-- start DATA --
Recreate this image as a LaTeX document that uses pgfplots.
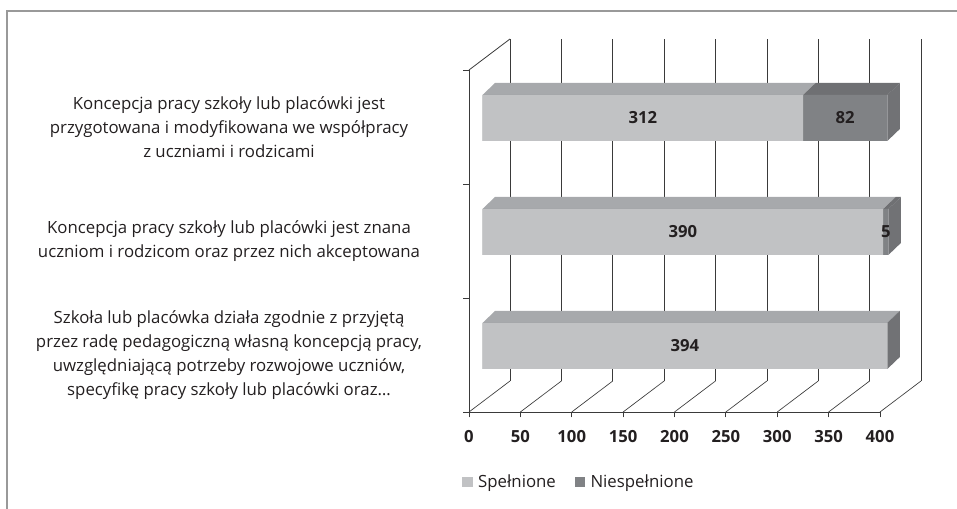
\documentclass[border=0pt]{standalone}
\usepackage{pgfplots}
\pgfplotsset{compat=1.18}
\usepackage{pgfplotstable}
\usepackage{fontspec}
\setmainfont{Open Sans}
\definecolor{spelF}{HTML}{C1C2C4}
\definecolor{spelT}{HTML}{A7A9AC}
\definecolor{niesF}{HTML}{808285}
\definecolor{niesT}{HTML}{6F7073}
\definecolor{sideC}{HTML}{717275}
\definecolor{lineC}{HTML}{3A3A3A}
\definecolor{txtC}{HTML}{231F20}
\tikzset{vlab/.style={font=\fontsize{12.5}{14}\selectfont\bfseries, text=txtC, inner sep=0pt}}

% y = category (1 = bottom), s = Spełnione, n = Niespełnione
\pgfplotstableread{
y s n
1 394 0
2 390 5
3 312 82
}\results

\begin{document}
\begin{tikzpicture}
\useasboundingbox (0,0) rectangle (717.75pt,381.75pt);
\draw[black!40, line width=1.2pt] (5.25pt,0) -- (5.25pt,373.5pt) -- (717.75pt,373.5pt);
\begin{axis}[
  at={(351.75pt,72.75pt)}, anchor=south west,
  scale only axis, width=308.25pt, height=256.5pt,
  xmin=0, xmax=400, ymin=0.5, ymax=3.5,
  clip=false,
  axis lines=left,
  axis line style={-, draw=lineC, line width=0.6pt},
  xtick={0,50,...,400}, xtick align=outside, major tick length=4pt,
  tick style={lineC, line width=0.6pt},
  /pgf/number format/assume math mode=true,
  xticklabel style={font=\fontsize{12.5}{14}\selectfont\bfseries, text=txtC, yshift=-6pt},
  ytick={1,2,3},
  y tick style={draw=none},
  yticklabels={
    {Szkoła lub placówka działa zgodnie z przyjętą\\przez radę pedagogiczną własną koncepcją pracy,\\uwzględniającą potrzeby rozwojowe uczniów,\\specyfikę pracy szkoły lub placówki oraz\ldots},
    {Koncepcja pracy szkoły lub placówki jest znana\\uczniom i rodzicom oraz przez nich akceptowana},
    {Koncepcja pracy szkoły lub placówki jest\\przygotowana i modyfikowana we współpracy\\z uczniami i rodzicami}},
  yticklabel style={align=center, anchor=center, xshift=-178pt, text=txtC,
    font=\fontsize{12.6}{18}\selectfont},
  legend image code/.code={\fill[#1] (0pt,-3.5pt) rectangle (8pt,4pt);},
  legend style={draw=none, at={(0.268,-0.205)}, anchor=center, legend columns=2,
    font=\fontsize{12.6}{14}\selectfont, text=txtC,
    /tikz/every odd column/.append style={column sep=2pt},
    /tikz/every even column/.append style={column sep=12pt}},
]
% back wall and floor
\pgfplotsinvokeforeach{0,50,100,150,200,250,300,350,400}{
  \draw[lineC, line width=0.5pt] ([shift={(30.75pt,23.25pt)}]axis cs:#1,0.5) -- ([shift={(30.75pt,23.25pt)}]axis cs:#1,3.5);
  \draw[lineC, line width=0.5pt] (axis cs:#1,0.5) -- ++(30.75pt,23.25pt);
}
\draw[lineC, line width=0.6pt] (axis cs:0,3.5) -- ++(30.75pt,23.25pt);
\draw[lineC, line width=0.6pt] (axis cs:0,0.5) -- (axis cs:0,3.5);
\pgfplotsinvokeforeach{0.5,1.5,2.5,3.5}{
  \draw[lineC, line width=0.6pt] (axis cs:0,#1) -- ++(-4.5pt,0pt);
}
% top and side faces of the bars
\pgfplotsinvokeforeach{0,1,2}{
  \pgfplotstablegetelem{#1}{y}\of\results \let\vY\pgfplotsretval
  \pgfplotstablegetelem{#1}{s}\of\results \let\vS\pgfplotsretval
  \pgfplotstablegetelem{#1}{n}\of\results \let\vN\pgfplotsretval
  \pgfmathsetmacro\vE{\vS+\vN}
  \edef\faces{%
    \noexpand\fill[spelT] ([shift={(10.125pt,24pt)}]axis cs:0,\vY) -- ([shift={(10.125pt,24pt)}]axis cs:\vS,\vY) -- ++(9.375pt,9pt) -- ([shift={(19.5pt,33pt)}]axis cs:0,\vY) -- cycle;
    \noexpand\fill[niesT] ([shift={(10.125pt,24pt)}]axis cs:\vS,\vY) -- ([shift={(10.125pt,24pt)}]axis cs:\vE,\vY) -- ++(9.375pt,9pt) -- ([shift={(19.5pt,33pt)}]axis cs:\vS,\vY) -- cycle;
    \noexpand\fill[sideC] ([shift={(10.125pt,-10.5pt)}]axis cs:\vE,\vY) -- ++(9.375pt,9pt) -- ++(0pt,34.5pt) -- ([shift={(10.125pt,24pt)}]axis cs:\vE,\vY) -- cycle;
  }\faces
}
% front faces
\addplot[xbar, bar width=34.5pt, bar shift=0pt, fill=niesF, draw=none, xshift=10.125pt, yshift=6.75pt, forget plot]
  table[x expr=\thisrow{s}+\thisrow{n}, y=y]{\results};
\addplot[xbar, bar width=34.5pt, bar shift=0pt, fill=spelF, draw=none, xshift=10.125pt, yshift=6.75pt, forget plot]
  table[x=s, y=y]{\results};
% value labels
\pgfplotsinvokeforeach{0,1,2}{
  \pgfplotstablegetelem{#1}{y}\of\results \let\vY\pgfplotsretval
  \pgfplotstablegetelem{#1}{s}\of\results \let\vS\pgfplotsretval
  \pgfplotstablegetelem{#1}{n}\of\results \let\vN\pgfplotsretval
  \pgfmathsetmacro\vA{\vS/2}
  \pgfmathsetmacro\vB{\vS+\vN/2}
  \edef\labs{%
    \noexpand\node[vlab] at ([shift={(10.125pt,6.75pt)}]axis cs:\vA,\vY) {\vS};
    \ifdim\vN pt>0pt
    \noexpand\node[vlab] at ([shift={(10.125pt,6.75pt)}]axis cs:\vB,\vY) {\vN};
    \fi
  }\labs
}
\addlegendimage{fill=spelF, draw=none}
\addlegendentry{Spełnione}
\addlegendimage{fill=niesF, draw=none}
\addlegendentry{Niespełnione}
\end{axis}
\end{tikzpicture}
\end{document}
-- end DATA --
# [YOUR INSTRUCTIONS]
Quote everything in the listing above exactly; pictures are the only thing to omit.

# [PROBLEM SOLUTION]
Recreate this image as a LaTeX document that uses pgfplots.
\documentclass[border=0pt]{standalone}
\usepackage{pgfplots}
\pgfplotsset{compat=1.18}
\usepackage{pgfplotstable}
\usepackage{fontspec}
\setmainfont{Open Sans}
\definecolor{spelF}{HTML}{C1C2C4}
\definecolor{spelT}{HTML}{A7A9AC}
\definecolor{niesF}{HTML}{808285}
\definecolor{niesT}{HTML}{6F7073}
\definecolor{sideC}{HTML}{717275}
\definecolor{lineC}{HTML}{3A3A3A}
\definecolor{txtC}{HTML}{231F20}
\tikzset{vlab/.style={font=\fontsize{12.5}{14}\selectfont\bfseries, text=txtC, inner sep=0pt}}

% y = category (1 = bottom), s = Spełnione, n = Niespełnione
\pgfplotstableread{
y s n
1 394 0
2 390 5
3 312 82
}\results

\begin{document}
\begin{tikzpicture}
\useasboundingbox (0,0) rectangle (717.75pt,381.75pt);
\draw[black!40, line width=1.2pt] (5.25pt,0) -- (5.25pt,373.5pt) -- (717.75pt,373.5pt);
\begin{axis}[
  at={(351.75pt,72.75pt)}, anchor=south west,
  scale only axis, width=308.25pt, height=256.5pt,
  xmin=0, xmax=400, ymin=0.5, ymax=3.5,
  clip=false,
  axis lines=left,
  axis line style={-, draw=lineC, line width=0.6pt},
  xtick={0,50,...,400}, xtick align=outside, major tick length=4pt,
  tick style={lineC, line width=0.6pt},
  /pgf/number format/assume math mode=true,
  xticklabel style={font=\fontsize{12.5}{14}\selectfont\bfseries, text=txtC, yshift=-6pt},
  ytick={1,2,3},
  y tick style={draw=none},
  yticklabels={
    {Szkoła lub placówka działa zgodnie z przyjętą\\przez radę pedagogiczną własną koncepcją pracy,\\uwzględniającą potrzeby rozwojowe uczniów,\\specyfikę pracy szkoły lub placówki oraz\ldots},
    {Koncepcja pracy szkoły lub placówki jest znana\\uczniom i rodzicom oraz przez nich akceptowana},
    {Koncepcja pracy szkoły lub placówki jest\\przygotowana i modyfikowana we współpracy\\z uczniami i rodzicami}},
  yticklabel style={align=center, anchor=center, xshift=-178pt, text=txtC,
    font=\fontsize{12.6}{18}\selectfont},
  legend image code/.code={\fill[#1] (0pt,-3.5pt) rectangle (8pt,4pt);},
  legend style={draw=none, at={(0.268,-0.205)}, anchor=center, legend columns=2,
    font=\fontsize{12.6}{14}\selectfont, text=txtC,
    /tikz/every odd column/.append style={column sep=2pt},
    /tikz/every even column/.append style={column sep=12pt}},
]
% back wall and floor
\pgfplotsinvokeforeach{0,50,100,150,200,250,300,350,400}{
  \draw[lineC, line width=0.5pt] ([shift={(30.75pt,23.25pt)}]axis cs:#1,0.5) -- ([shift={(30.75pt,23.25pt)}]axis cs:#1,3.5);
  \draw[lineC, line width=0.5pt] (axis cs:#1,0.5) -- ++(30.75pt,23.25pt);
}
\draw[lineC, line width=0.6pt] (axis cs:0,3.5) -- ++(30.75pt,23.25pt);
\draw[lineC, line width=0.6pt] (axis cs:0,0.5) -- (axis cs:0,3.5);
\pgfplotsinvokeforeach{0.5,1.5,2.5,3.5}{
  \draw[lineC, line width=0.6pt] (axis cs:0,#1) -- ++(-4.5pt,0pt);
}
% top and side faces of the bars
\pgfplotsinvokeforeach{0,1,2}{
  \pgfplotstablegetelem{#1}{y}\of\results \let\vY\pgfplotsretval
  \pgfplotstablegetelem{#1}{s}\of\results \let\vS\pgfplotsretval
  \pgfplotstablegetelem{#1}{n}\of\results \let\vN\pgfplotsretval
  \pgfmathsetmacro\vE{\vS+\vN}
  \edef\faces{%
    \noexpand\fill[spelT] ([shift={(10.125pt,24pt)}]axis cs:0,\vY) -- ([shift={(10.125pt,24pt)}]axis cs:\vS,\vY) -- ++(9.375pt,9pt) -- ([shift={(19.5pt,33pt)}]axis cs:0,\vY) -- cycle;
    \noexpand\fill[niesT] ([shift={(10.125pt,24pt)}]axis cs:\vS,\vY) -- ([shift={(10.125pt,24pt)}]axis cs:\vE,\vY) -- ++(9.375pt,9pt) -- ([shift={(19.5pt,33pt)}]axis cs:\vS,\vY) -- cycle;
    \noexpand\fill[sideC] ([shift={(10.125pt,-10.5pt)}]axis cs:\vE,\vY) -- ++(9.375pt,9pt) -- ++(0pt,34.5pt) -- ([shift={(10.125pt,24pt)}]axis cs:\vE,\vY) -- cycle;
  }\faces
}
% front faces
\addplot[xbar, bar width=34.5pt, bar shift=0pt, fill=niesF, draw=none, xshift=10.125pt, yshift=6.75pt, forget plot]
  table[x expr=\thisrow{s}+\thisrow{n}, y=y]{\results};
\addplot[xbar, bar width=34.5pt, bar shift=0pt, fill=spelF, draw=none, xshift=10.125pt, yshift=6.75pt, forget plot]
  table[x=s, y=y]{\results};
% value labels
\pgfplotsinvokeforeach{0,1,2}{
  \pgfplotstablegetelem{#1}{y}\of\results \let\vY\pgfplotsretval
  \pgfplotstablegetelem{#1}{s}\of\results \let\vS\pgfplotsretval
  \pgfplotstablegetelem{#1}{n}\of\results \let\vN\pgfplotsretval
  \pgfmathsetmacro\vA{\vS/2}
  \pgfmathsetmacro\vB{\vS+\vN/2}
  \edef\labs{%
    \noexpand\node[vlab] at ([shift={(10.125pt,6.75pt)}]axis cs:\vA,\vY) {\vS};
    \ifdim\vN pt>0pt
    \noexpand\node[vlab] at ([shift={(10.125pt,6.75pt)}]axis cs:\vB,\vY) {\vN};
    \fi
  }\labs
}
\addlegendimage{fill=spelF, draw=none}
\addlegendentry{Spełnione}
\addlegendimage{fill=niesF, draw=none}
\addlegendentry{Niespełnione}
\end{axis}
\end{tikzpicture}
\end{document}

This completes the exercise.